— START OF Data section —

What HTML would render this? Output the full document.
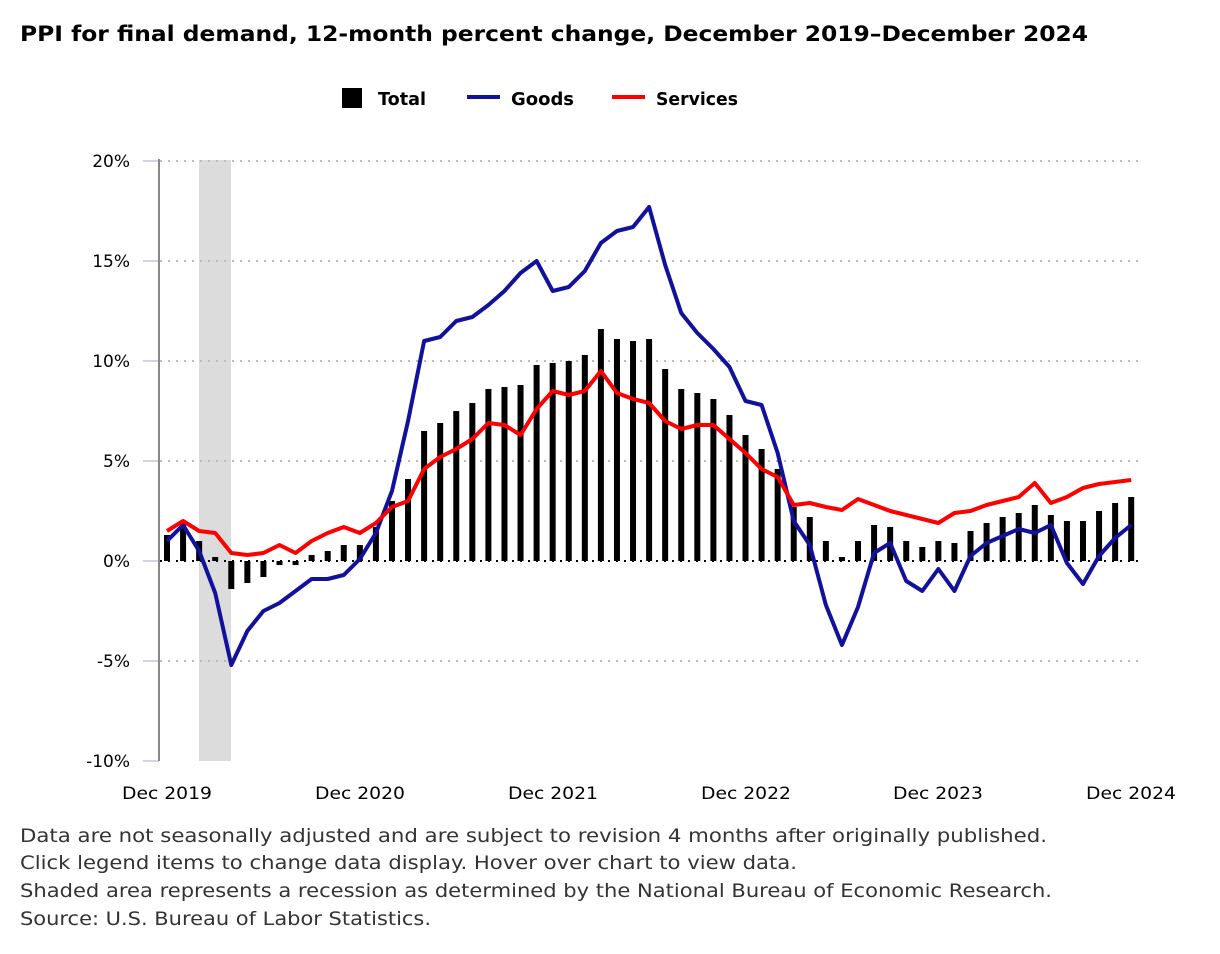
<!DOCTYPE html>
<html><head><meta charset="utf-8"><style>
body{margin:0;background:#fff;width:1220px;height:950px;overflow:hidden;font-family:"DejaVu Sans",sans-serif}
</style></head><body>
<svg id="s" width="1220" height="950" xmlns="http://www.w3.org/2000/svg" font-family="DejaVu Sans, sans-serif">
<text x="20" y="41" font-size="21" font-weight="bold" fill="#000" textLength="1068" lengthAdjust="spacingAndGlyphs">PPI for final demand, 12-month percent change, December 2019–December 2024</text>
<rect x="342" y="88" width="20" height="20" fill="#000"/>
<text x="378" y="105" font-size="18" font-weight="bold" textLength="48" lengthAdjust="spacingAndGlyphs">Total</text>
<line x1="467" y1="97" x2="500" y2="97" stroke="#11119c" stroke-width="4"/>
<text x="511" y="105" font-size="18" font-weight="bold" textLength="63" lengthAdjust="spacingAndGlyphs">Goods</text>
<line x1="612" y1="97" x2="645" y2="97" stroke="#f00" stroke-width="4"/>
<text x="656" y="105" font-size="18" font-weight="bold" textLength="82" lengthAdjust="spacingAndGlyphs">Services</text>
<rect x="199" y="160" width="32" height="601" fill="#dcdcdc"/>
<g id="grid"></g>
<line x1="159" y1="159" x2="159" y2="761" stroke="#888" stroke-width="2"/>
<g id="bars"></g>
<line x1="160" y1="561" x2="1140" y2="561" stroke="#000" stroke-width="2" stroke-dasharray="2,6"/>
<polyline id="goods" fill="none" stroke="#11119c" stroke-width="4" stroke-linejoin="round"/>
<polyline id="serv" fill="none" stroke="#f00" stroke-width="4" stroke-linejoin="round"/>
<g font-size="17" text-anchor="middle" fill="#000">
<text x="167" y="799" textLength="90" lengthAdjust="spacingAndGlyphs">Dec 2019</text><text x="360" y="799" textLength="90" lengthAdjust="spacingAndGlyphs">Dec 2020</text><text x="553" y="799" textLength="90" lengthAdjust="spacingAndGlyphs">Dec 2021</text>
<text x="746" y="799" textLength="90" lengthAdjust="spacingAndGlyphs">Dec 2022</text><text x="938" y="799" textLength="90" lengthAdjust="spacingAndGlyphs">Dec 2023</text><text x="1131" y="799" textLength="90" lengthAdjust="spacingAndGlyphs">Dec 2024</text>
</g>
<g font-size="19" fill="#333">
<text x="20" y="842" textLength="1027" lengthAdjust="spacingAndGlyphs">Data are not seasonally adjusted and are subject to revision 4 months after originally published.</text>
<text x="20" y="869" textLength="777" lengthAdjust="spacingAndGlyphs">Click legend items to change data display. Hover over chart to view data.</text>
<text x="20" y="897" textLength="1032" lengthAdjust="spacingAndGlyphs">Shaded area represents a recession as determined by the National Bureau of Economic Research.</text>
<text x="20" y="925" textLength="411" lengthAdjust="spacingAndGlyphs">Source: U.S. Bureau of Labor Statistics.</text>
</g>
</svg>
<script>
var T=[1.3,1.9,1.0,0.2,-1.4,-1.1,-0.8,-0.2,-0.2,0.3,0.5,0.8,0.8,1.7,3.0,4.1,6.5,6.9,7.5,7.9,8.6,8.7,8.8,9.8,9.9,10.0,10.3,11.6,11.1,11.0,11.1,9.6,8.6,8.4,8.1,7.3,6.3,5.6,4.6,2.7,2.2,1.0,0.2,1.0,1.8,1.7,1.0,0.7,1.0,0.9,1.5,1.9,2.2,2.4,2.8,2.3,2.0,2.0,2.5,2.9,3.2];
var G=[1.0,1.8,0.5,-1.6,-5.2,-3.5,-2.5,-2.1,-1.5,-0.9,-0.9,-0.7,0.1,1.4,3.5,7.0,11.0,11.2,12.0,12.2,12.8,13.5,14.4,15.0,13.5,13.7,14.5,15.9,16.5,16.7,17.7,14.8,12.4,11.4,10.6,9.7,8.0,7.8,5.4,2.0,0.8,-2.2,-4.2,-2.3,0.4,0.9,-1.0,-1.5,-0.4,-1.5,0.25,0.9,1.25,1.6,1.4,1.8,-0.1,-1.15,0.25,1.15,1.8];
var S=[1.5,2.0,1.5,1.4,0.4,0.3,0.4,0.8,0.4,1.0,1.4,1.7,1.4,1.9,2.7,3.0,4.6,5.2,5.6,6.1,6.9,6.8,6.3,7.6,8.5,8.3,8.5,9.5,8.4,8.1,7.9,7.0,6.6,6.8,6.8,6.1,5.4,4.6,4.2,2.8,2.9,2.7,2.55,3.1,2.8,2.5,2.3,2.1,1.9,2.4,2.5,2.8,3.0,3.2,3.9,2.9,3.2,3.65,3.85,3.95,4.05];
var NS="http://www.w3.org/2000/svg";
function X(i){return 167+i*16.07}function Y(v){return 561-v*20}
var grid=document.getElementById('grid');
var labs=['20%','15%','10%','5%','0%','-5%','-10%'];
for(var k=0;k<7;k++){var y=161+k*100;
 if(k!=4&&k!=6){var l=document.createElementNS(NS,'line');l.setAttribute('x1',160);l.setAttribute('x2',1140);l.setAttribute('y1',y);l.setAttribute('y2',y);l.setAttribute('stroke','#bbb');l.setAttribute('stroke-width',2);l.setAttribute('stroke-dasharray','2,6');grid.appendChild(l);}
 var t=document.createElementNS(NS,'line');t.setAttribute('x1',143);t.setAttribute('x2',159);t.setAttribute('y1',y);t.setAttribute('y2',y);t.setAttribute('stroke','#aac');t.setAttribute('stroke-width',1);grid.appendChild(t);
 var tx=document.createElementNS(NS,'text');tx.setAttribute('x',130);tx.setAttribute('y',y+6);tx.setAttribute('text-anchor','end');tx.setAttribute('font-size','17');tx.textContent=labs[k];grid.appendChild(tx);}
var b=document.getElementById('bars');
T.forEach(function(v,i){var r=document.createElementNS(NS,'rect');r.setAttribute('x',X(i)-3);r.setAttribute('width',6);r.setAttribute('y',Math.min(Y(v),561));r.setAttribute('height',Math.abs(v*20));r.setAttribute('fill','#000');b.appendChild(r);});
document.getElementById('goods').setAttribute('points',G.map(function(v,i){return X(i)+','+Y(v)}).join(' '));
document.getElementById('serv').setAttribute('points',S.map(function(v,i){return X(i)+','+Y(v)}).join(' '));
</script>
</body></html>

— END OF Data section —

▶ _Objective_:
Copy every line of the data word for word, omitting the images.

▶ _Right answer_:
What HTML would render this? Output the full document.
<!DOCTYPE html>
<html><head><meta charset="utf-8"><style>
body{margin:0;background:#fff;width:1220px;height:950px;overflow:hidden;font-family:"DejaVu Sans",sans-serif}
</style></head><body>
<svg id="s" width="1220" height="950" xmlns="http://www.w3.org/2000/svg" font-family="DejaVu Sans, sans-serif">
<text x="20" y="41" font-size="21" font-weight="bold" fill="#000" textLength="1068" lengthAdjust="spacingAndGlyphs">PPI for final demand, 12-month percent change, December 2019–December 2024</text>
<rect x="342" y="88" width="20" height="20" fill="#000"/>
<text x="378" y="105" font-size="18" font-weight="bold" textLength="48" lengthAdjust="spacingAndGlyphs">Total</text>
<line x1="467" y1="97" x2="500" y2="97" stroke="#11119c" stroke-width="4"/>
<text x="511" y="105" font-size="18" font-weight="bold" textLength="63" lengthAdjust="spacingAndGlyphs">Goods</text>
<line x1="612" y1="97" x2="645" y2="97" stroke="#f00" stroke-width="4"/>
<text x="656" y="105" font-size="18" font-weight="bold" textLength="82" lengthAdjust="spacingAndGlyphs">Services</text>
<rect x="199" y="160" width="32" height="601" fill="#dcdcdc"/>
<g id="grid"></g>
<line x1="159" y1="159" x2="159" y2="761" stroke="#888" stroke-width="2"/>
<g id="bars"></g>
<line x1="160" y1="561" x2="1140" y2="561" stroke="#000" stroke-width="2" stroke-dasharray="2,6"/>
<polyline id="goods" fill="none" stroke="#11119c" stroke-width="4" stroke-linejoin="round"/>
<polyline id="serv" fill="none" stroke="#f00" stroke-width="4" stroke-linejoin="round"/>
<g font-size="17" text-anchor="middle" fill="#000">
<text x="167" y="799" textLength="90" lengthAdjust="spacingAndGlyphs">Dec 2019</text><text x="360" y="799" textLength="90" lengthAdjust="spacingAndGlyphs">Dec 2020</text><text x="553" y="799" textLength="90" lengthAdjust="spacingAndGlyphs">Dec 2021</text>
<text x="746" y="799" textLength="90" lengthAdjust="spacingAndGlyphs">Dec 2022</text><text x="938" y="799" textLength="90" lengthAdjust="spacingAndGlyphs">Dec 2023</text><text x="1131" y="799" textLength="90" lengthAdjust="spacingAndGlyphs">Dec 2024</text>
</g>
<g font-size="19" fill="#333">
<text x="20" y="842" textLength="1027" lengthAdjust="spacingAndGlyphs">Data are not seasonally adjusted and are subject to revision 4 months after originally published.</text>
<text x="20" y="869" textLength="777" lengthAdjust="spacingAndGlyphs">Click legend items to change data display. Hover over chart to view data.</text>
<text x="20" y="897" textLength="1032" lengthAdjust="spacingAndGlyphs">Shaded area represents a recession as determined by the National Bureau of Economic Research.</text>
<text x="20" y="925" textLength="411" lengthAdjust="spacingAndGlyphs">Source: U.S. Bureau of Labor Statistics.</text>
</g>
</svg>
<script>
var T=[1.3,1.9,1.0,0.2,-1.4,-1.1,-0.8,-0.2,-0.2,0.3,0.5,0.8,0.8,1.7,3.0,4.1,6.5,6.9,7.5,7.9,8.6,8.7,8.8,9.8,9.9,10.0,10.3,11.6,11.1,11.0,11.1,9.6,8.6,8.4,8.1,7.3,6.3,5.6,4.6,2.7,2.2,1.0,0.2,1.0,1.8,1.7,1.0,0.7,1.0,0.9,1.5,1.9,2.2,2.4,2.8,2.3,2.0,2.0,2.5,2.9,3.2];
var G=[1.0,1.8,0.5,-1.6,-5.2,-3.5,-2.5,-2.1,-1.5,-0.9,-0.9,-0.7,0.1,1.4,3.5,7.0,11.0,11.2,12.0,12.2,12.8,13.5,14.4,15.0,13.5,13.7,14.5,15.9,16.5,16.7,17.7,14.8,12.4,11.4,10.6,9.7,8.0,7.8,5.4,2.0,0.8,-2.2,-4.2,-2.3,0.4,0.9,-1.0,-1.5,-0.4,-1.5,0.25,0.9,1.25,1.6,1.4,1.8,-0.1,-1.15,0.25,1.15,1.8];
var S=[1.5,2.0,1.5,1.4,0.4,0.3,0.4,0.8,0.4,1.0,1.4,1.7,1.4,1.9,2.7,3.0,4.6,5.2,5.6,6.1,6.9,6.8,6.3,7.6,8.5,8.3,8.5,9.5,8.4,8.1,7.9,7.0,6.6,6.8,6.8,6.1,5.4,4.6,4.2,2.8,2.9,2.7,2.55,3.1,2.8,2.5,2.3,2.1,1.9,2.4,2.5,2.8,3.0,3.2,3.9,2.9,3.2,3.65,3.85,3.95,4.05];
var NS="http://www.w3.org/2000/svg";
function X(i){return 167+i*16.07}function Y(v){return 561-v*20}
var grid=document.getElementById('grid');
var labs=['20%','15%','10%','5%','0%','-5%','-10%'];
for(var k=0;k<7;k++){var y=161+k*100;
 if(k!=4&&k!=6){var l=document.createElementNS(NS,'line');l.setAttribute('x1',160);l.setAttribute('x2',1140);l.setAttribute('y1',y);l.setAttribute('y2',y);l.setAttribute('stroke','#bbb');l.setAttribute('stroke-width',2);l.setAttribute('stroke-dasharray','2,6');grid.appendChild(l);}
 var t=document.createElementNS(NS,'line');t.setAttribute('x1',143);t.setAttribute('x2',159);t.setAttribute('y1',y);t.setAttribute('y2',y);t.setAttribute('stroke','#aac');t.setAttribute('stroke-width',1);grid.appendChild(t);
 var tx=document.createElementNS(NS,'text');tx.setAttribute('x',130);tx.setAttribute('y',y+6);tx.setAttribute('text-anchor','end');tx.setAttribute('font-size','17');tx.textContent=labs[k];grid.appendChild(tx);}
var b=document.getElementById('bars');
T.forEach(function(v,i){var r=document.createElementNS(NS,'rect');r.setAttribute('x',X(i)-3);r.setAttribute('width',6);r.setAttribute('y',Math.min(Y(v),561));r.setAttribute('height',Math.abs(v*20));r.setAttribute('fill','#000');b.appendChild(r);});
document.getElementById('goods').setAttribute('points',G.map(function(v,i){return X(i)+','+Y(v)}).join(' '));
document.getElementById('serv').setAttribute('points',S.map(function(v,i){return X(i)+','+Y(v)}).join(' '));
</script>
</body></html>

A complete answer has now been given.